Za najpiękniejszą trasę wyprowadzającą w okolice Śnieżnika jest uznawany szlak czerwony wiodący przez Żmijowiec. Nim właśnie zamierzamy wędrować. Na wakacjach jednak, a majówka to przecież taka tyci kanikuła, najbardziej lubimy wyruszać na szlak bezpośrednio z miejsca zamieszkania, bez korzystania z samochodu. Przy naszym pensjonacie wiedzie akurat gminny szlak pieszy nr 3. Zamiast więc maszerować asfaltem na przełęcz Puchaczówka, skąd czerwony szlak wyprowadza na jedną z atrakcji Masywu Śnieżnika — Czarną Górę z wieżą widokową, postanawiamy dotrzeć gminną ścieżką do pobliskiej Siennej, a stamtąd kombinować, co dalej. Szlak przechodzi obok zrujnowanego kościoła i zagłębia się w las. Idzie się ciężko, śniegu po kolana, wyraźnie nikt tu od kilku dni nie zaglądał. Wawkowi (jak zwykle!) przypada rola torującego. Najpierw wdrapujemy się na zbocze Janowej Góry, a potem wychodzimy na pokryte białą kołdrą łąki SIENNEJ i schodzimy do kolejnego interesującego kościoła, tym razem dobrze zachowanego, bo wciąż użytkowanego. Tu gminny szlak kończy swój bieg.

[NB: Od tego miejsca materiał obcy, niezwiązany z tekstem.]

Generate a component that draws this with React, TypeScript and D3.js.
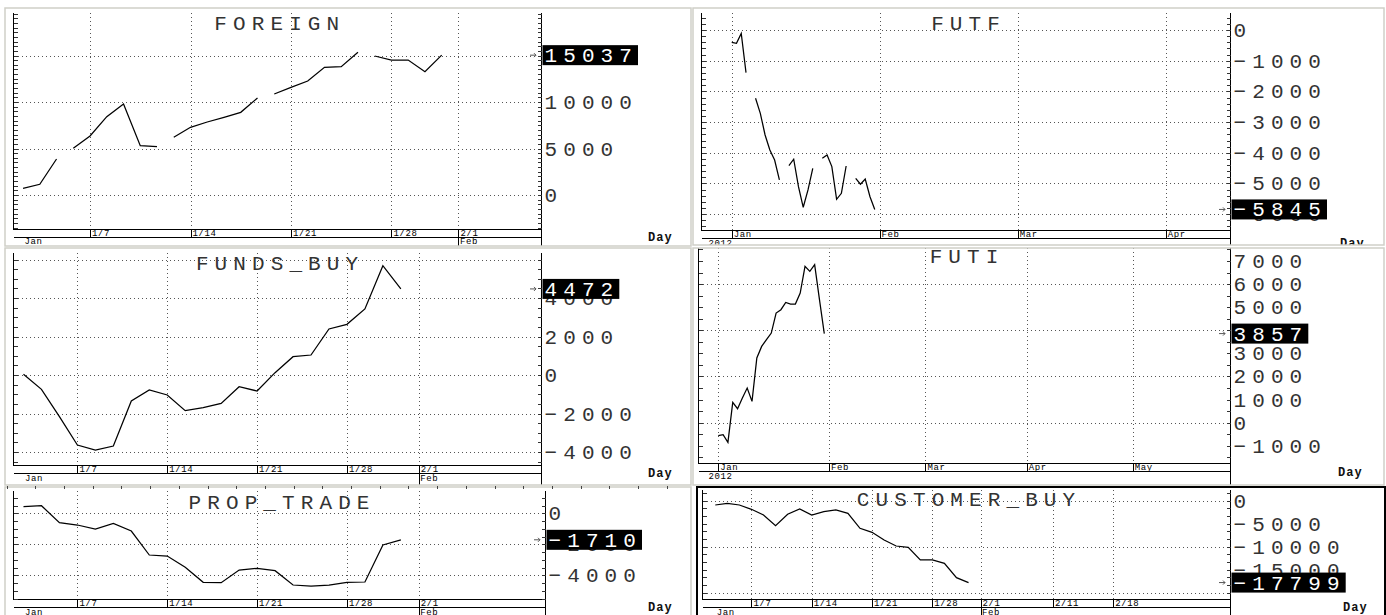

Rzut oka na dość ruchliwą drogę i… porzucamy myśl o wędrówce asfaltem na Puchaczówkę (3 kilometry). Decydujemy się odbić w stronę ośrodka narciarskiego. Majowy weekend, ludzi dużo, działa wyciąg krzesełkowy, który bezproblemowo wywozi chętnych pod szczyt Czarnej Góry — może więc skorzystać z tej opcji? Wawek stawia stanowcze weto. Dobrze. W ten sposób omijają nas wspaniałe widoki rozciągające się z wieży, ale nie doświadczamy tłumu, rejwachu i kolejki do wejścia na platformę. Postanawiamy osiągnąć grzbiet Żmijowca inaczej — zielonym szlakiem rowerowym. Prowadzi on szeroką stokówką, która, o dziwo, jest wyratrakowana, idzie się więc rewelacyjnie. Pół godziny później meldujemy się na ŻMIJOWEJ POLANIE (1049 m n.p.m.). Nie jesteśmy zmęczeni, bez odpoczynku maszerujemy więc dalej. Prowadzi nas już czerwony szlak, a że osiągnęliśmy grzbiet, przed nami spacerowy fragment trasy.

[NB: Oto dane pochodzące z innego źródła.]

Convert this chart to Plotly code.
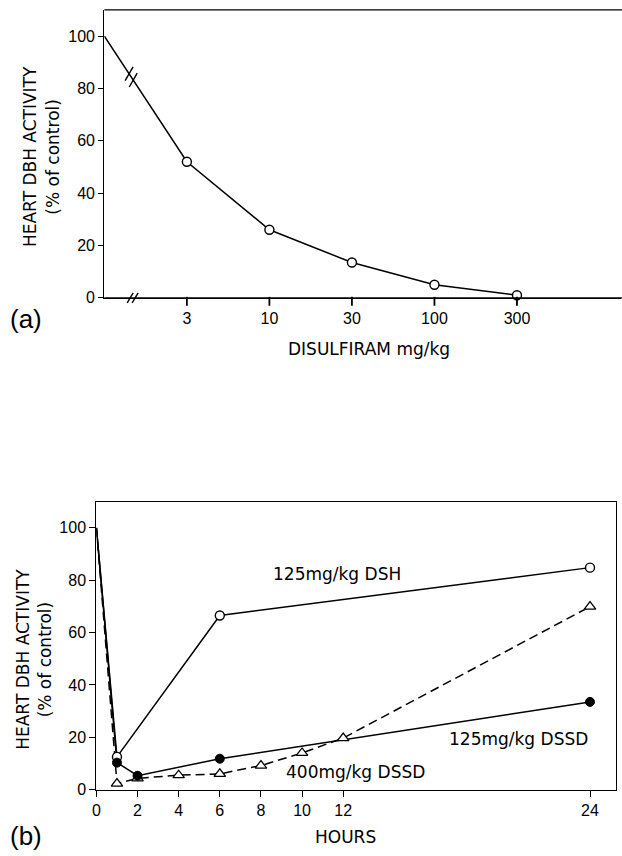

Z perspektywy Żmijowca Śnieżnik robi imponujące wrażenie.

Masyw Śnieżnika wyróżnia się niezwykłą formą — nie tworzy typowego łańcucha górskiego, ale ma kształt rozrogu, czyli z jego centralnego punktu: Śnieżnika, promieniście rozchodzi się kilka grzbietów. ŻMIJOWIEC stanowi fragment jednego z takich ramion. Jak niemal we wszystkich polskich górach i tu pod koniec XX wieku korniki wespół z kwaśnymi deszczami zniszczyły świerkowe lasy, co spowodowało, że odsłoniły się rozległe widoki. Dziś las odrasta, ale z kilku miejsc nadal można podziwiać ładne panoramy. Nieopodal najwyższego punktu Żmijowca (1153 m n.p.m.) ustawiono ławeczkę i tablicę informująca o możliwości dojścia stąd do Mariańskich Skał (poza szlakiem), z których roztaczają się malownicze pejzaże. Nieco dalej mijamy kolejne miejsce odpoczynku, tak zwany Drugi Żmijowiec, i kolejny punkt widokowy na skałkach. Kwadrans później docieramy do dużego węzła szlaków na Przełęczy Śnieżnickiej (1123 m n.p.m.).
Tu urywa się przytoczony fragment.